Podravka is a Croatian company that has been making and selling food products since the 1930s. It began with fruit but currently produces and sells everything from tinned fish to baby food.

While popular in Europe, the company was unfamiliar to the rest of the world until 2009, when the Croatian Deputy Prime Minister resigned after being implicated in a mismanagement scandal that involved his time at the company.

The design of Podravka’s 2005 report is notable for three reasons – photography, page design, and the fact that the soon-to-be disgraced Deputy Prime Minister was on the board at the time.

The report is titled “An excerpt from eternal debate about the heart” and it opens with three stark, monochrome portraits, with each sitter musing about the word ‘heart’ and what it means to them. These pages feature a vastly generous use of negative space – a design choice that is effectively used here, and throughout the rest of the report.

Following the monochrome portraits are a series of diptychs in colour. Each set features the same actor in the role of a grandmother preparing food. The image on the left shows her ‘cooking without heart,’ while the image on the right features her ‘cooking with heart’. The images are amusing – in one of them, grim faced, she uses a high-heeled shoe to tenderise meat. The images also establish a heart motif that is used in the report, sometimes in innovative ways – especially in the photographs of common kitchen implements, later in the report.

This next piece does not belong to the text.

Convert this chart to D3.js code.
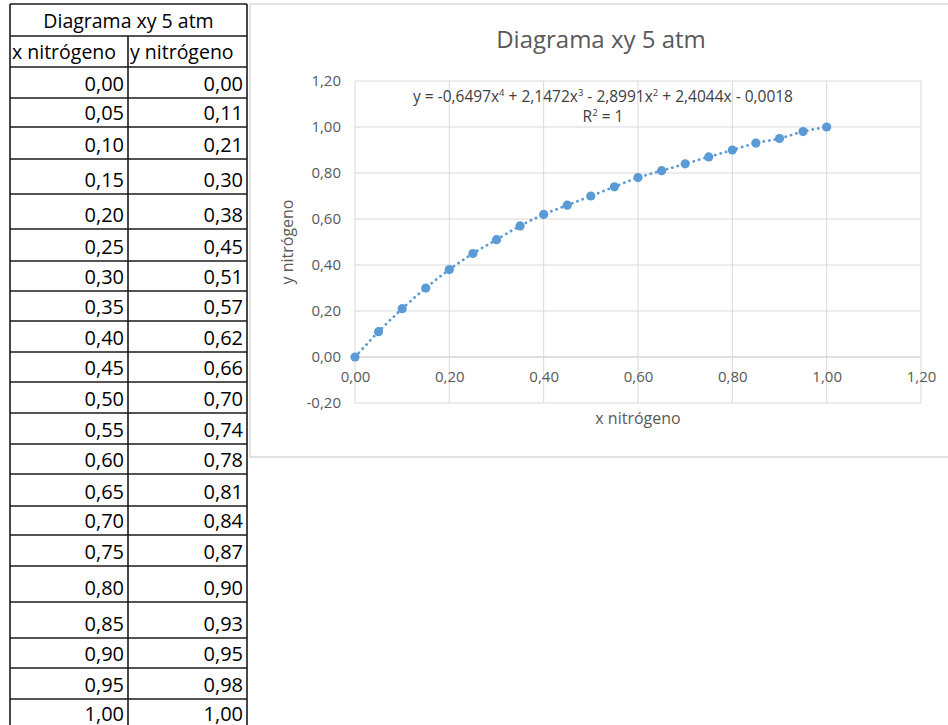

The page grids use negative space, column width and a 2-colour palette so cleverly, the entire text is set in one size without navigation suffering very much at all.

On the digital version of the report, the page orientation switches to horizontal, making the financials simple to read – an excellent design decision. These are followed by photographs of a small, 72-page handwritten ‘journal’. The journal is a sophisticated use of copyrighting to highlight the products, services and ethos of the company, while also being visually engaging.

The report ends with portraits of the senior staff in chef’s hats, drawn in the same rich red line used in typesetting. They include, of course, one of the man who would bring the country and company into such disrepute, c.2009. It’s a strange legacy for the report to carry. Doubly so because it is a fine piece of publication design.